Pas plus qu’il n’a participé aux journées de juin, Proudhon ne se mêle au mouvement de protestation qui secoue les faubourgs le 2 décembre 1851. Ce jour-là, le prisonnier a son jour de sortie ; il se promène dans Paris, observe, juge et, le soir, rentre sagement à Sainte-Pélagie.


Face au Prince Président

Dès le 3 décembre 1851, Proudhon écrit à Guillemin pour lui dire qu’il a conçu un grand projet : faire commanditer la Banque du peuple par Louis Napoléon. C’est alors qu’il écrit un étrange ouvrage, la Révolution sociale, démontrée par le coup d’État du 2 décembre, qui gêne ses admirateurs. Sorti de prison le 4 juin 1852, il écrit : « Louis Napoléon est de même que son oncle un dictateur révolutionnaire, mais avec cette différence que le Premier Consul venait clore la première phase de la Révolution, tandis que le président ouvre la seconde révolution sociale. » Mais il comprend vite que Louis Napoléon décline cette tâche.

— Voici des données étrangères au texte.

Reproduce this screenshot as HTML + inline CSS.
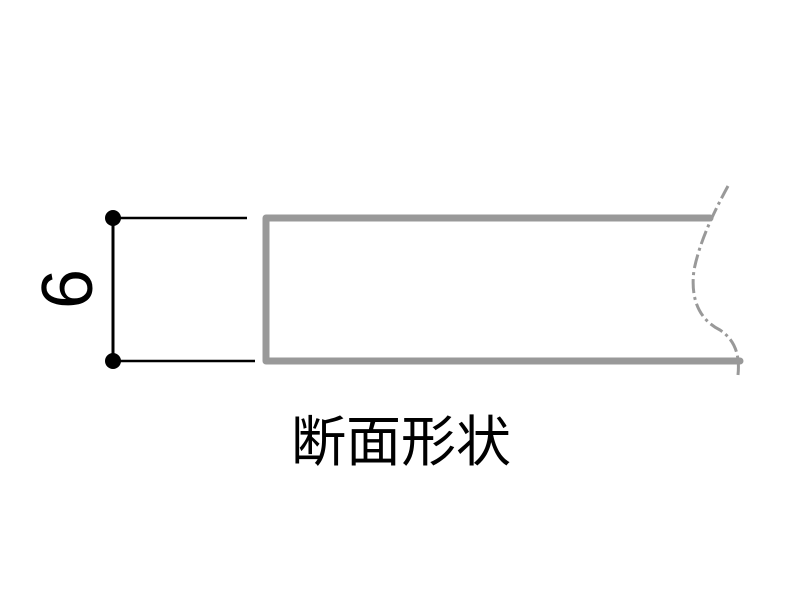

Alors, il se déchaîne contre le futur empereur, et, puisqu’il ne peut pas s’exprimer librement, il se libère dans ses Carnets : « Un infâme aventurier, par une illusion populaire pour présider aux destinées de la République, profite de nos discordes civiles. Il ose, le couteau sur la gorge, nous demander la tyrannie. Paris ressemble en ces moments à une femme attachée, bâillonnée et violée par un brigand » (4 déc. 1852).